1

I trained two neural networks with Keras: a MLP and a Bidirectional LSTM.

My task is to predict the words order in a sentence, so for each word, the neural network has to output a real number. When a sentence with N words is processed, the N reals number in the output are ranked in order to obtain integer numbers representing words position.

I'm using same dataset and same preprocessing on the dataset. The only different thing is that in the LSTM dataset I added padding to get the sequences of the same length.

In the prediction phase, with LSTM, I exclude the predictions created from padding vectors, since I masked them in the training phase.

MLP architecture:

mlp = keras.models.Sequential()

# add input layer
mlp.add(
    keras.layers.Dense(
        units=training_dataset.shape[1],
        input_shape = (training_dataset.shape[1],),
        kernel_initializer=keras.initializers.RandomUniform(minval=-0.05, maxval=0.05, seed=None),
        activation='relu')
    )

# add hidden layer
mlp.add(
    keras.layers.Dense(
        units=training_dataset.shape[1] + 10,
        input_shape = (training_dataset.shape[1] + 10,),
        kernel_initializer=keras.initializers.RandomUniform(minval=-0.05, maxval=0.05, seed=None),
        bias_initializer='zeros',
        activation='relu')
    )

# add output layer
mlp.add(
    keras.layers.Dense(
        units=1,
        input_shape = (1, ),
        kernel_initializer=keras.initializers.RandomUniform(minval=-0.05, maxval=0.05, seed=None),
        bias_initializer='zeros',
        activation='linear')
    )

Bidirection LSTM architecture:

model = tf.keras.Sequential()
model.add(Masking(mask_value=0., input_shape=(timesteps, features)))
model.add(Bidirectional(LSTM(units=20, return_sequences=True), input_shape=(timesteps, features)))
model.add(Dropout(0.2))
model.add(Dense(1, activation='linear'))

The task is much better solvable with an LSTM, which should capture dependencies between words well.
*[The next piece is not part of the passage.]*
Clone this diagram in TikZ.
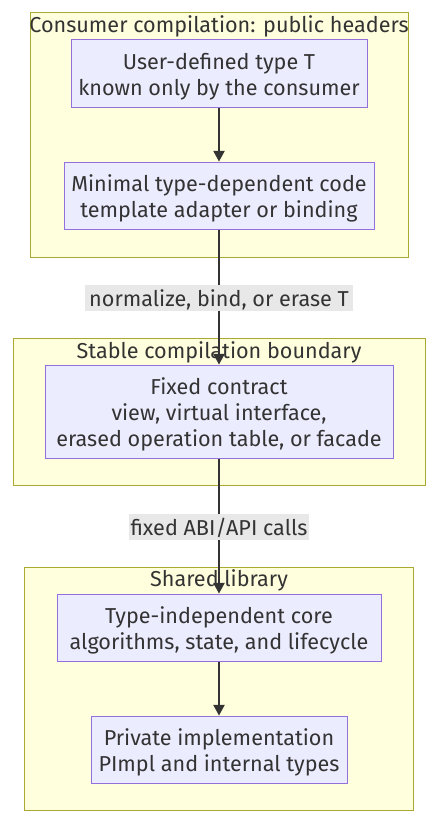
\documentclass[tikz,border=0pt]{standalone}
\usepackage{fontspec}
\setmainfont{Fira Sans}
\usetikzlibrary{arrows.meta}
\definecolor{clfill}{HTML}{FFFFDE}
\definecolor{cldraw}{HTML}{AAAA33}
\definecolor{ndfill}{HTML}{ECECFF}
\definecolor{nddraw}{HTML}{9370DB}
\definecolor{txt}{HTML}{333333}
\definecolor{lblbg}{HTML}{E8E8E8}
\newcommand{\lines}[1]{\raisebox{-2.5pt}[\height][\depth]{\setlength{\tabcolsep}{0pt}\begin{tabular}{c}#1\end{tabular}}}
\begin{document}
\begin{tikzpicture}[x=0.75pt,y=-0.75pt,
  cluster/.style={draw=cldraw,fill=clfill,line width=0.75pt},
  cltitle/.style={text=txt,font=\fontsize{16.2}{19.5}\selectfont,inner sep=0pt,anchor=base},
  box/.style={draw=nddraw,fill=ndfill,line width=0.75pt,text=txt,align=center,
    font=\fontsize{16.2}{19.5}\selectfont,inner sep=0pt,minimum height=50.25pt},
  lbl/.style={fill=lblbg,text=txt,font=\fontsize{16.2}{19.5}\selectfont,inner sep=0pt,minimum height=18.75pt},
  edge/.style={draw=txt,line width=1pt,-{Triangle[length=8pt,width=8.5pt]}}]
\useasboundingbox (0,0) rectangle (439,824);
\fill[white] (0,0) rectangle (439,824);
% clusters
\draw[cluster] (30,13) rectangle (408,257);
\draw[cluster] (13,338) rectangle (425,485);
\draw[cluster] (24,567) rectangle (413,810);
\node[cltitle] (t1) at (219,33) {Consumer compilation: public headers};
\node[cltitle] (t2) at (219,358) {Stable compilation boundary};
\node[cltitle] (t3) at (219,586.5) {Shared library};
% nodes
\node[box,minimum width=222pt] (A) at (219,73.5) {\lines{User-defined type T\\known only by the consumer}};
\node[box,minimum width=232.5pt] (B) at (219,195.5) {\lines{Minimal type-dependent code\\template adapter or binding}};
\node[box,minimum width=261pt,minimum height=69.75pt] (C) at (219,411.5) {\lines{Fixed contract\\view, virtual interface,\\erased operation table, or facade}};
\node[box,minimum width=243pt] (D) at (219,627.5) {\lines{Type-independent core\\algorithms, state, and lifecycle}};
\node[box,minimum width=192pt] (E) at (219,749.5) {\lines{Private implementation\\PImpl and internal types}};
% edges
\draw[edge] (A) -- (B);
\draw[edge] (B) -- (C);
\draw[edge] (C) -- (D);
\draw[edge] (D) -- (E);
% labels
\node[lbl,minimum width=201pt] (l1) at (219,297.5) {\lines{normalize, bind, or erase T}};
\node[lbl,minimum width=135pt] (l2) at (219,526.5) {\lines{fixed ABI/API calls}};
\end{tikzpicture}
\end{document}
However, with the MLP I achieve good results, but with LSTM the results are very bad.

Since I'm a beginner, could someone understand what is wrong with my LSTM architecture? I'm going out of head.

Thanks in advance.

pairon
  • 427
  • 1
  • 7
  • 18

1 Answers1

1

For this problem, I am actually not surprised that MLP performs better.

The architecture of LSTM, bi-directional or not, assumes that location is very important to the structure. Words next to each other are more likely to be related than words farther away.

But for your problem you have removed the locality and are trying to restore it. For that problem, an MLP which has global information can do a better job at the sorting.

That said, I think there is still something to be done to improve the LSTM model.


One thing you can do is ensure that the complexity of each model is similar. You can do this easily with count_params.

mlp.count_params()
model.count_params()

If I had to guess, your LSTM is much smaller. There are only 20 units, which seems small for an NLP problem. I used 512 for a Product Classification problem to process character-level information (vocabulary of size 128, embedding of size 50). Word-level models trained on bigger data sets, like AWD-LSTM, get into the thousands of units.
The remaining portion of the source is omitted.